Why small businesses need technology

Despite the rise of large tech disruptors and the ‘retail apocalypse’, there’s still room for small businesses.
23 July 2019

Small businesses offer something tech giants can’t. Source: Shutterstock

Thanks to the rise of Amazon, Uber and other vast and disruptive technology companies, there’s an assumption that small businesses have been more or less wiped off the map, or at least are clinging on for dear life.

But that simply isn’t the case, and closer scrutiny of the changes that have taken place on the high street, by way of an example, makes this clear.

A retail apocalypse? 

The ‘retail apocalypse’ was undoubtedly catastrophic for many businesses. But those that suffered most were the ones most similar to their usurpers.

In other words, shops offering a broadly homogenous product at relatively low cost lost out, because when it comes to convenience and price, the internet will always come out on top sooner or later.

The businesses that survived necessarily had to offer something different—something that Amazon and its ilk couldn’t offer.

But some businesses were already offering something different, and those are the principal qualities that you associate with a small business. They were offering variety, experience, discovery and the all-important personal touch.

Barbers, florists and beauticians endured (and even flourished in spite of) the ‘retail apocalypse’ because they have these qualities and they’re highly developed.

Amazon might be able to get you a replacement phone charger within a day, but it can’t offer you the great customer experience and sense of novelty that you get when you walk into a boutique clothing store.

Small businesses & technology 

What’s interesting is that technology, which is rightly seen to be the force that has disrupted so many industries, can also level the playing field. 

For those small and independent businesses, technology can be the means by which they take care of the more menial and time-intensive tasks so they can do what they do best: provide a great customer experience. Accounting apps, human-resources tools and software that manages, maintains or tracks are invaluable to small businesses. Social media, meanwhile, provides free advertising and marketing platforms.

The small can now do more with less. They’re more flexible, more agile.
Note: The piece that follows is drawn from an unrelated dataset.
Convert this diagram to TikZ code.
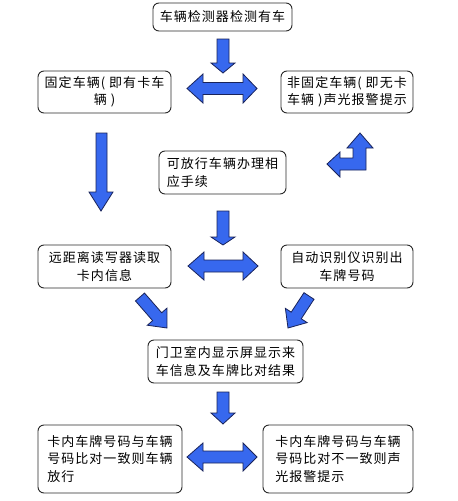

They can diversify their offering more easily. And they can do all those things without compromising—and indeed, enhancing—their most human, and most valuable offerings.

Moreover, they have the space to think creatively. It’s a truism that people put their ideas to one side to concentrate on more practical pursuits. 

The power of small business

As Picasso tells us, the ‘chief enemy of creativity is good sense’. Thanks to tech, small business owners can think about how they can improve what they do, and seek out areas of potential value to explore.

What remains to be seen is how far this trend can go. Public faith in large, digital-first companies is waning following years of chronic misuse and abuse of data and personal information. 

Meanwhile people are crying out for color and vitality to return to high streets that have become bereft of originality.

Small and independent businesses, in short, are much more than businesses-of-a-small-size. Taken together they’re often the beating heart of communities, and their thriving corresponds to the thriving of those communities.

Who knows? Maybe a small business renaissance is on the horizon. And, as strange as it may sound, maybe it’s a renaissance catalyzed by technology.